I didn’t really have a guide per se when it came to figuring out a system that would work for me. I more or less just followed sound personal finance principles, built up a large emergency fund before I took the leap, and continued to live as frugally as possible. Eventually, I worked out a system that worked well for me that involved essentially having my income directed into a “work” account, then taking personal income from that account.
Joseph D’Agnese and Denise Kiernan seem to have a pretty strong grasp of the financial realities of people who don’t have a regular income and their system has some pretty interesting similarities to mine.
Being Straight with Yourself
The first section of the book speaks mostly to people who aspire to self-employment but don’t have a strong personal finance backbone. In other words, it reads somewhat like a basic personal finance book but with a strong eye out for the idea that someday, in the future, you won’t have a big regular paycheck.
What’s different? One big difference is the strong hints toward having a big emergency fund. Another big difference is the enormous focus on goals. The authors make a big point of saying that every dollar you spend should be goal-oriented. You can have things that you want, sure, but you need to think about them independently and then make sure that every dollar you have goes toward one of these independently analyzed targets.
The Basics of the System
The system that’s described in the book focuses on breaking your savings down into three main areas: emergency, retirement, and taxes. Essentially, what you’ll end up doing is creating an account where all money that comes into your life will go. From that account, withdrawals (preferably automatic ones) into separate accounts for taxes, emergencies, and retirement will happen. From what’s left, you’ll take withdrawals to live on – the ones that will be used in your ordinary life.
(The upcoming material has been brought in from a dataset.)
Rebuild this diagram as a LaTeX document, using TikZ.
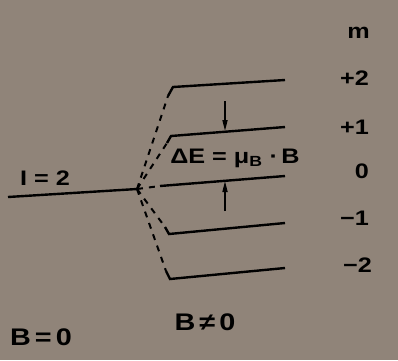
\documentclass[tikz,border=0pt]{standalone}
\usepackage{fontspec}
\setmainfont[FakeStretch=1.2]{Liberation Sans}
\usetikzlibrary{arrows.meta}
\definecolor{paper}{RGB}{144,132,121}
\tikzset{
  lvl/.style={line width=2.4pt},
  split/.style={line width=2pt, dash pattern=on 6pt off 6pt},
  gap/.style={line width=1.6pt, -{Triangle[length=11pt,width=5pt]}},
  lbl/.style={font=\bfseries\fontsize{21}{21}\selectfont, inner sep=0pt},
  mlbl/.style={lbl, anchor=east},
  blbl/.style={font=\bfseries\fontsize{24}{24}\selectfont, inner sep=0pt}
}
\begin{document}
\begin{tikzpicture}[x=1pt, y=-1pt]
  \fill[paper] (0,0) rectangle (398,360);

  % B = 0
  \coordinate (l0) at (8,197); \coordinate (l1) at (137,189);
  \draw[lvl] (l0) -- (l1);
  \node[lbl] (I) at (45,178) {I\,\,=\,\,2};

  % B != 0
  \coordinate (p2a) at (168,96);  \coordinate (p2b) at (173,87);  \coordinate (p2c) at (285,80);
  \coordinate (p1a) at (167,143); \coordinate (p1b) at (171,136); \coordinate (p1c) at (285,127);
  \coordinate (z0a) at (160,186); \coordinate (z0c) at (285,176);
  \coordinate (m1a) at (165,227); \coordinate (m1b) at (169,234); \coordinate (m1c) at (285,223);
  \coordinate (m2a) at (166,271); \coordinate (m2b) at (170,279); \coordinate (m2c) at (285,268);
  \draw[lvl] (p2a) -- (p2b) -- (p2c);
  \draw[lvl] (p1a) -- (p1b) -- (p1c);
  \draw[lvl] (z0a) -- (z0c);
  \draw[lvl] (m1a) -- (m1b) -- (m1c);
  \draw[lvl] (m2a) -- (m2b) -- (m2c);

  \foreach \t in {p2a,p1a,z0a,m1a,m2a}
    \draw[split] (l1) -- (\t);

  \coordinate (up) at (225,101);  \coordinate (upend) at (225,131);
  \coordinate (dn) at (225,211);  \coordinate (dnend) at (225,181);
  \draw[gap] (up) -- (upend);
  \draw[gap] (dn) -- (dnend);
  \node[lbl] (dE) at (235,158) {ΔE\,\,=\,\,μ\textsubscript{B}\,\,·\,B};

  \node[mlbl] (m)  at (370,33)  {m};
  \node[mlbl] (mp2) at (369,78)  {+2};
  \node[mlbl] (mp1) at (369,127) {+1};
  \node[mlbl] (m0)  at (369,171) {0};
  \node[mlbl] (mm1) at (369,218) {−1};
  \node[mlbl] (mm2) at (372,265) {−2};

  \node[blbl] (B0) at (41,337) {B\,=\,0};
  \node[blbl] (B1) at (205,322) {B\,≠\,0};
\end{tikzpicture}
\end{document}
In the end, it’s not really all that different than the system I’ve come to use. Every dollar that comes in goes to a central holding place, out of which comes money for various purposes. It’s really a system that you have to get used to, in some form or another, if you’re going to freelance.
Growing the Plan and Living the Dream
As your income grows, your allotment in various areas will change. The percentage you take out for taxes will go up, of course. Your emergency percentage might stay the same or go down. Your retirement savings will probably stay the same by percentage.
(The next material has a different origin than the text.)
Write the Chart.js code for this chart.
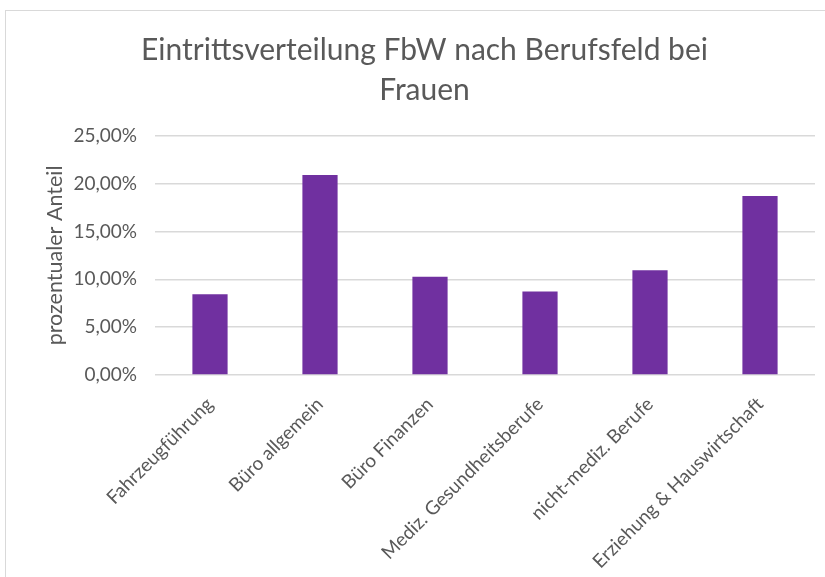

Notice the key word “percentage” here. Every so often, you’ll want to recalculate how much you’re taking out for these key purposes as a percentage of your total income. You’re also going to want to adjust those percentages as you go along.
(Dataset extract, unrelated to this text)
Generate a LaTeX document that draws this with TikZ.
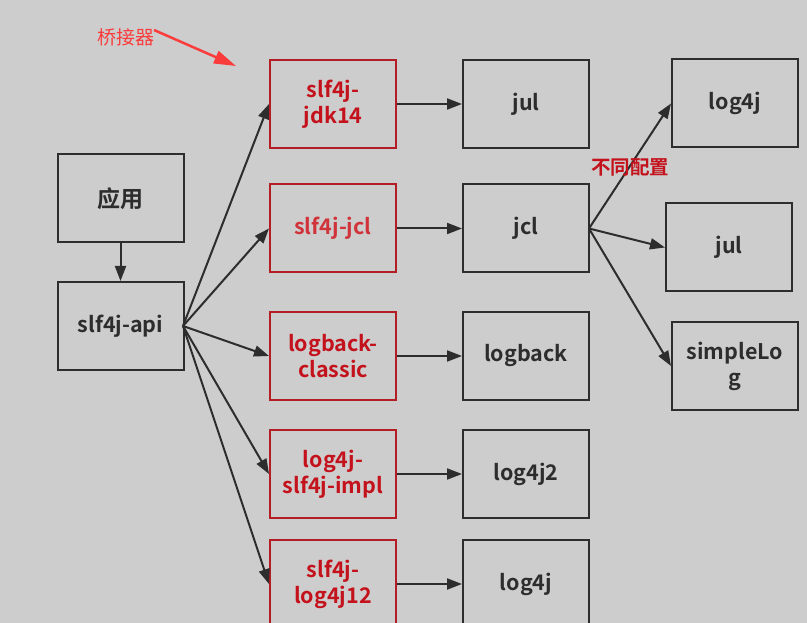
\documentclass[tikz,border=0pt]{standalone}
\usepackage{fontspec}
\setmainfont{Noto Sans CJK SC}[BoldFont={* Bold}]
\newfontfamily\cjkb{Noto Sans CJK SC Bold}
\newfontfamily\cjkr{Noto Sans CJK SC}
\usetikzlibrary{arrows.meta}
\definecolor{bg}{RGB}{205,205,205}
\definecolor{ink}{RGB}{45,45,45}
\definecolor{bred}{RGB}{178,30,36}
\definecolor{tred}{RGB}{196,18,28}
\definecolor{lred}{RGB}{208,52,58}
\definecolor{bridgered}{RGB}{250,60,60}
\tikzset{
  box/.style={draw=ink, line width=2pt, minimum width=126pt, minimum height=88pt,
    inner sep=0pt, align=center, text=ink, font=\cjkb\fontsize{21.5}{26}\selectfont},
  redbox/.style={box, draw=bred, text=tred},
  conn/.style={draw=ink, line width=2pt, -{Triangle[length=15pt,width=11pt]}},
}
\begin{document}
\begin{tikzpicture}[x=1pt,y=-1pt]
\fill[bg] (0,0) rectangle (807,623);
\useasboundingbox (0,0) rectangle (807,623);
% left
\node[box, font=\cjkb\fontsize{23}{26}\selectfont] (app) at (120.5,198.5) {应用};
\node[box] (api) at (120.5,326) {slf4j-api};
% bridges
\node[redbox] (jdk14) at (333,104) {slf4j-\\jdk14};
\node[redbox, text=lred] (sjcl) at (333,228.5) {slf4j-jcl};
\node[redbox] (lbc) at (333,356) {logback-\\classic};
\node[redbox] (l4jimpl) at (333,474) {log4j-\\slf4j-impl};
\node[redbox] (sl4j12) at (333,584) {slf4j-\\log4j12};
% implementations
\node[box] (jul) at (526,104) {jul};
\node[box] (jcl) at (526,228.5) {jcl};
\node[box] (logback) at (526,356) {logback};
\node[box] (log4j2) at (526,474) {log4j2};
\node[box] (log4ja) at (526,584) {log4j};
% right column
\node[box] (log4jb) at (735,103.5) {log4j};
\node[box] (julb) at (729,247.5) {jul};
\node[box] (simple) at (735,366) {simpleLo\\g};
% connectors
\draw[conn] (app) -- (api);
\coordinate (apiR) at (183,326);
\draw[conn] (apiR) -- (jdk14.west);
\draw[conn] (apiR) -- (sjcl.west);
\draw[conn] (apiR) -- (lbc.west);
\draw[conn] (apiR) -- (l4jimpl.west);
\draw[conn] (apiR) -- (sl4j12.west);
\draw[conn] (jdk14) -- (jul);
\draw[conn] (sjcl) -- (jcl);
\draw[conn] (lbc) -- (logback);
\draw[conn] (l4jimpl) -- (log4j2);
\draw[conn] (sl4j12) -- (log4ja);
\coordinate (jclR) at (589,228.5);
\draw[conn] (jclR) -- (log4jb.west);
\draw[conn] (jclR) -- (julb.west);
\draw[conn] (jclR) -- (simple.west);
% labels
\node[text=tred, font=\cjkb\fontsize{19.5}{22}\selectfont, inner sep=0pt] (cfg) at (630,167) {不同配置};
\node[text=bridgered, font=\cjkr\fontsize{19}{22}\selectfont, inner sep=0pt] (bridge) at (126,37) {桥接器};
\coordinate (bridgeTip) at (236,66);
\draw[bridgered, line width=2.5pt, -{Triangle[length=22pt,width=13pt]}] (154,30) -- (bridgeTip);
\end{tikzpicture}
\end{document}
Another key is a “worst case scenario” plan. You need a plan in place for what will happen if the freelancing gig falls apart. What will you do next? How long do you have to pull it off?
Is The Money Book for Freelancers, Part-Timers, and the Self-Employed Worth Reading?
Are you a freelancer, a part-timer, or self-employed? More importantly, are you thinking seriously about making that leap? Your answer to those questions tells you immediately whether this book is for you or not.
D’Agnese and Kiernan cover this specific topic really well and if you’re in that boat, this is almost an essential read. However, some of their approaches don’t really make sense for folks who don’t have freelance work or self-employment on their radar screen.
The title alone selects the people who will get value from reading this book.